Some of the top acquisition priorities for the Marine Corps to prevail against the emerging security threats are maintaining the ability to command and control a naval expeditionary force in a degraded electronic environment and acquiring air defense capabilities against unmanned aerial systems, senior officials said April 4.

Meeting the requirement for assured command and control (C2) is complicated by the continuing dependence on legacy systems that are so far out of date they can’t be upgraded, Lt. Gen. David H. Berger, the commanding general of the Marine Corps Combat Development Command, told the House Armed Service Tactical Air and Land Forces Subcommittee.

Although a lot of C2 systems will be fielded in the next few years, “the challenge for us, as a naval force, is how to do that in a degraded electro-magnetic spectrum environment. That’s not easy work,” Berger said.

There is the challenge of integrating the sensor and communications systems of fourth- and fifth-generation aircraft, he said, referring to the Marines’ mix of legacy F/A-18 Hornets and new F-35B joint strike fighters.

Then there is the basic requirement of processing and distributing that information so the Marines can get it. That’s hard enough to do if it wasn’t in a contested environment,” Berger said. “But we absolutely expect the threat to go after our C2 systems first … because they believe that’s our Achilles’ heel.”

“For us, the Navy and Marine Corps, it’s No. 1,” because they cannot operate successfully “if we can’t have the network that we need,” he said. “A fair portion of [budget] requests this year addresses that.”

Jimmy Smith, deputy assistant secretary of the Navy for research, development, and acquisition, echoed that point, telling the panel that “competing with a peer threat is the theme of our 2020 request.” The budget prioritizes modernization, in C2, long-range precision fires, enhanced maneuver and logistics.

Asked how they would deal with legacy equipment, Berger said they have started writing the need for retrofitting into requirements. “It wasn’t so necessary before, but now it absolutely is,” he said, citing a commonly used radio system, the Humvee vehicles and the M1A1 main battle tank, which he noted has analog, not digital electronics.

“Some of the legacy systems, there’s a point that we reach, like the M1A1, that we can’t go any farther, and the LAV [light armored vehicle],” he added.

For the new Amphibious Combat Vehicle that will begin fielding this summer, modern technology is built into it, he said.

Berger noted that the 2020 budget includes “cancellation of some legacy systems in order to upgrade others.”

To deal with the rapidly growing threat of armed unmanned aerial systems (UAS), Berger emphasized the new Ground/Air Tactical Oriented Radar, as “a huge advance for us in identifying and tracking targets. … Plus, it’s expeditionary.”

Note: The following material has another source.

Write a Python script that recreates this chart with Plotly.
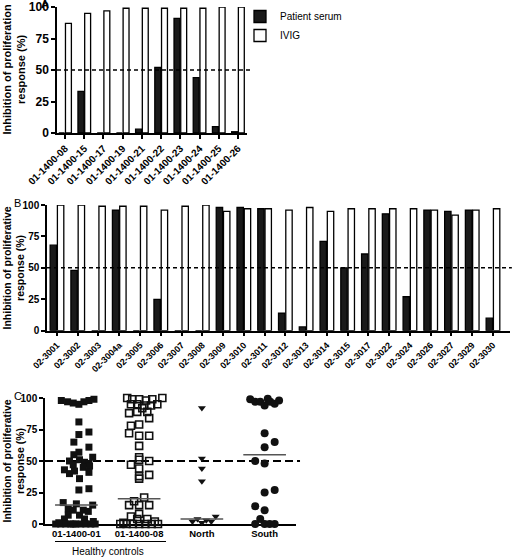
import plotly.graph_objects as go

W, H = 512, 557
FONT = "Liberation Sans, Arial, sans-serif"

# ---------------- Panel A data ----------------
a_ids = ["01-1400-08", "01-1400-15", "01-1400-17", "01-1400-19", "01-1400-21",
         "01-1400-22", "01-1400-23", "01-1400-24", "01-1400-25", "01-1400-26"]
a_serum = [0, 33, 0, 0, 3, 52, 91, 44, 5, 1]
a_ivig = [87, 95, 97, 99, 99, 99, 99, 99, 100, 100]

# ---------------- Panel B data ----------------
b_ids = ["02-3001", "02-3002", "02-3003", "02-3004a", "02-3005", "02-3006", "02-3007",
         "02-3008", "02-3009", "02-3010", "02-3011", "02-3012", "02-3013", "02-3014",
         "02-3015", "02-3017", "02-3022", "02-3024", "02-3026", "02-3027", "02-3029",
         "02-3030"]
b_serum = [68, 48, 0, 96, 0, 25, 0, 0, 98, 98, 97, 14, 3, 71, 50, 61, 93, 27, 96, 95, 96, 10]
b_ivig = [100, 100, 99, 99, 99, 96, 99, 100, 95, 97, 97, 96, 98, 95, 97, 97, 97, 97, 96, 92, 96, 97]

# ---------------- Panel C data ----------------
c_groups = ["01-1400-01", "01-1400-08", "North", "South"]
c_medians = [15, 20, 4, 55]

c01_vals = [98, 97, 96, 95, 97, 98, 99, 81, 73, 71, 65, 61, 57, 55, 53, 50, 51, 49, 48,
            43, 47, 45, 46, 40, 42, 41, 36, 27, 28, 17, 16, 15, 12, 11, 11, 10, 7, 7, 4, 4,
            0, 0, 0, 0, 0, 0, 0, 0, 0, 0, 1, 2]
c01_spread = [-0.24, -0.14, -0.05, 0.04, 0.12, 0.2, 0.28, 0.04, 0.2, 0.04, -0.04, 0.2, 0.04,
              -0.04, 0.26, -0.11, 0.05, 0.13, 0.2, -0.19, -0.05, 0.11, 0.21, -0.11, -0.03,
              0.2, 0.05, 0.04, 0.2, -0.21, 0.0, 0.26, -0.13, -0.05, 0.11, 0.19, -0.13, 0.05,
              -0.19, 0.13, -0.33, -0.25, -0.17, -0.09, -0.01, 0.07, 0.15, 0.23, 0.3, -0.05,
              -0.28, 0.27]

c08_vals = [100, 99, 99, 98, 99, 100, 95, 95, 94, 94, 95, 92, 89, 88, 89, 84, 79, 78, 72,
            70, 70, 62, 53, 47, 51, 50, 44, 39, 38, 36, 18, 21, 15, 15, 15, 6, 8, 4, 4,
            0, 0, 0, 0, 0, 0, 0, 1, 2]
c08_spread = [-0.19, -0.11, 0.0, 0.11, 0.21, 0.37, -0.13, -0.03, 0.08, 0.19, 0.29, 0.05,
              -0.03, -0.16, 0.13, 0.16, 0.0, -0.13, -0.16, 0.0, 0.16, 0.0, 0.0, -0.13, 0.0,
              0.16, 0.0, 0.16, 0.0, 0.0, -0.08, 0.08, -0.16, 0.0, 0.16, -0.13, 0.0, 0.13,
              -0.03, -0.3, -0.2, -0.1, 0.0, 0.1, 0.2, 0.3, -0.25, 0.25]

north_vals = [92, 52, 44, 34, 2, 4, 1, 3, 2, 6]
north_spread = [0.0, 0.0, 0.0, 0.0, -0.15, -0.07, 0.0, 0.07, 0.15, 0.22]

south_vals = [99, 97, 97, 94, 99.5, 97, 95.5, 98, 72, 65, 61, 50, 48, 25, 27, 14, 11, 4,
              0, 0, 0, 0]
south_spread = [-0.23, -0.15, -0.07, 0.0, 0.05, 0.09, 0.16, 0.23, 0.0, 0.16, 0.0, -0.15,
                0.0, 0.0, 0.16, -0.15, 0.0, -0.07, -0.15, 0.0, 0.08, 0.16]


def xd(p0, p1):
    return [p0 / W, p1 / W]


def yd(top, bottom):
    return [1 - bottom / H, 1 - top / H]


fig = go.Figure()

# Panel A bars
fig.add_trace(go.Bar(x=a_ids, y=a_serum, name="Patient serum", xaxis="x", yaxis="y",
                     marker=dict(color="#1a1a1a", line=dict(color="black", width=1.3))))
fig.add_trace(go.Bar(x=a_ids, y=a_ivig, name="IVIG", xaxis="x", yaxis="y",
                     marker=dict(color="white", line=dict(color="black", width=1.3))))
# Panel B bars
fig.add_trace(go.Bar(x=b_ids, y=b_serum, name="Patient serum", xaxis="x2", yaxis="y2",
                     showlegend=False,
                     marker=dict(color="#1a1a1a", line=dict(color="black", width=1.3))))
fig.add_trace(go.Bar(x=b_ids, y=b_ivig, name="IVIG", xaxis="x2", yaxis="y2",
                     showlegend=False,
                     marker=dict(color="white", line=dict(color="black", width=1.3))))

# Panel C points
groups = [
    (c01_vals, c01_spread, dict(symbol="square", size=7, color="#111",
                                line=dict(color="#111", width=0))),
    (c08_vals, c08_spread, dict(symbol="square-open", size=7, color="#111",
                                line=dict(color="#111", width=1.6))),
    (north_vals, north_spread, dict(symbol="triangle-down", size=7, color="#111",
                                    line=dict(width=0))),
    (south_vals, south_spread, dict(symbol="circle", size=8, color="#111",
                                    line=dict(width=0))),
]
for i, (vals, spread, mk) in enumerate(groups):
    fig.add_trace(go.Scatter(x=[i + s for s in spread], y=vals, mode="markers",
                             marker=mk, xaxis="x3", yaxis="y3", showlegend=False,
                             cliponaxis=False))
for i, m in enumerate(c_medians):
    fig.add_trace(go.Scatter(x=[i - 0.34, i + 0.34], y=[m, m], mode="lines",
                             line=dict(color="#555", width=1.5), xaxis="x3", yaxis="y3",
                             showlegend=False, cliponaxis=False))

axis_common = dict(showline=True, linecolor="black", linewidth=1.5, ticks="outside",
                   tickcolor="black", tickwidth=1.5, ticklen=4, showgrid=False,
                   zeroline=False, automargin=False)

fig.update_layout(
    width=W, height=H, autosize=False,
    margin=dict(l=0, r=0, t=0, b=0, autoexpand=False),
    paper_bgcolor="white", plot_bgcolor="white",
    font=dict(family=FONT, color="black"),
    barmode="group", bargap=0.3, bargroupgap=0.12,
    showlegend=True,
    legend=dict(x=240 / W, y=1 - 2 / H, xanchor="left", yanchor="top",
                font=dict(size=10, family=FONT), bgcolor="rgba(0,0,0,0)",
                tracegroupgap=0),
    xaxis=dict(domain=xd(57, 247), anchor="y", type="category", range=[-0.42, 9.47],
               tickangle=-45, tickfont=dict(size=10, weight="bold"), **axis_common),
    yaxis=dict(domain=yd(7, 133), anchor="x", range=[0, 100], tickvals=[0, 25, 50, 75, 100],
               tickfont=dict(size=12, weight="bold"), **axis_common),
    xaxis2=dict(domain=xd(47, 510), anchor="y2", type="category", range=[-0.48, 21.82],
                tickangle=-45, tickfont=dict(size=9, weight="bold"), **axis_common),
    yaxis2=dict(domain=yd(205, 330.7), anchor="x2", range=[0, 100],
                tickvals=[0, 25, 50, 75, 100],
                tickfont=dict(size=10, weight="bold"), **axis_common),
    xaxis3=dict(domain=xd(45, 296), anchor="y3", range=[-0.5, 3.5],
                tickvals=[0, 1, 2, 3], ticktext=c_groups,
                showline=True, linecolor="black", linewidth=1.5, ticks="",
                showgrid=False, zeroline=False, layer="below traces", automargin=False,
                tickfont=dict(size=9.5, weight="bold")),
    yaxis3=dict(domain=yd(398, 524), anchor="x3", range=[0, 100],
                tickvals=[0, 25, 50, 75, 100],
                tickfont=dict(size=10, weight="bold"), **axis_common),
)

# 50% reference lines
fig.add_shape(type="line", xref="x domain", yref="y", x0=0, x1=1.026, y0=50, y1=50,
              line=dict(color="black", width=1.5, dash="4px,3px"))
fig.add_shape(type="line", xref="x2 domain", yref="y2", x0=0, x1=1.004, y0=50, y1=50,
              line=dict(color="black", width=1.5, dash="4px,3px"))
fig.add_shape(type="line", xref="x3 domain", yref="y3", x0=0, x1=1.016, y0=50, y1=50,
              line=dict(color="black", width=1.8, dash="8px,4px"), layer="below")

# Healthy controls bracket
fig.add_shape(type="line", xref="paper", yref="paper", x0=55 / W, x1=166 / W,
              y0=1 - 541.5 / H, y1=1 - 541.5 / H, line=dict(color="black", width=1.2))
fig.add_annotation(x=107.5 / W, y=1 - 551 / H, xref="paper", yref="paper",
                   text="Healthy controls", showarrow=False, xanchor="center",
                   yanchor="middle", font=dict(size=10, family=FONT))

# Y-axis titles
for ytxt, ycen, fsize in [("Inhibition of proliferation", 70, 11),
                          ("Inhibition of proliferative", 268, 10.5),
                          ("Inhibition of proliferative", 461, 10.5)]:
    fig.add_annotation(x=13.5 / W, y=1 - ycen / H, xref="paper", yref="paper",
                       text="<b>" + ytxt + "<br>response (%)</b>", textangle=-90,
                       showarrow=False, xanchor="center", yanchor="middle",
                       font=dict(size=fsize, family=FONT))

# Panel letters
for letter, lx, ly in [("<b>A</b>", 45, 4), ("B", 17.5, 202.5), ("C", 17.5, 396)]:
    fig.add_annotation(x=lx / W, y=1 - ly / H, xref="paper", yref="paper", text=letter,
                       showarrow=False, xanchor="center", yanchor="middle",
                       font=dict(size=11, family=FONT))

fig.write_html("out.html", config={"displayModeBar": False},
               post_script="document.body.style.margin='0px';")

He also cited the Light Marine Air Defense Integrated System, being fielded in “very limited quantities.” It is “an integrated, modular package” that can be mounted on two small vehicles and includes sensors, controls and an electronic attack system to disable small UASs.

“For longer range, we’ll need a medium range interceptor” missile, he added.

Lt. Gen. Steven Rudder, Marine Corps deputy commandant for aviation, also mentioned offensive UASs to counter enemy drones and some small guided munitions that can loiter and be guided into enemy UASs. Defensive drones could be particularly useful against swarms of aerial drones, Rudder said.

Asked about the need for long-range fires, Smith said the Marines “are closely tied in with the Army,” which has a much larger force, and a larger budget and already is working on those things. “The Marine Corps benefits greatly from leveraging their work, working together.”

In response to a question from subcommittee chairman David Norcross, Berger joined other witnesses in warning that a return to sequestration, which would cut defense spending far below the budget request, would force the Marines to sacrifice modernization to ensure that “the next units deploying, or one already deployed, have what they need.”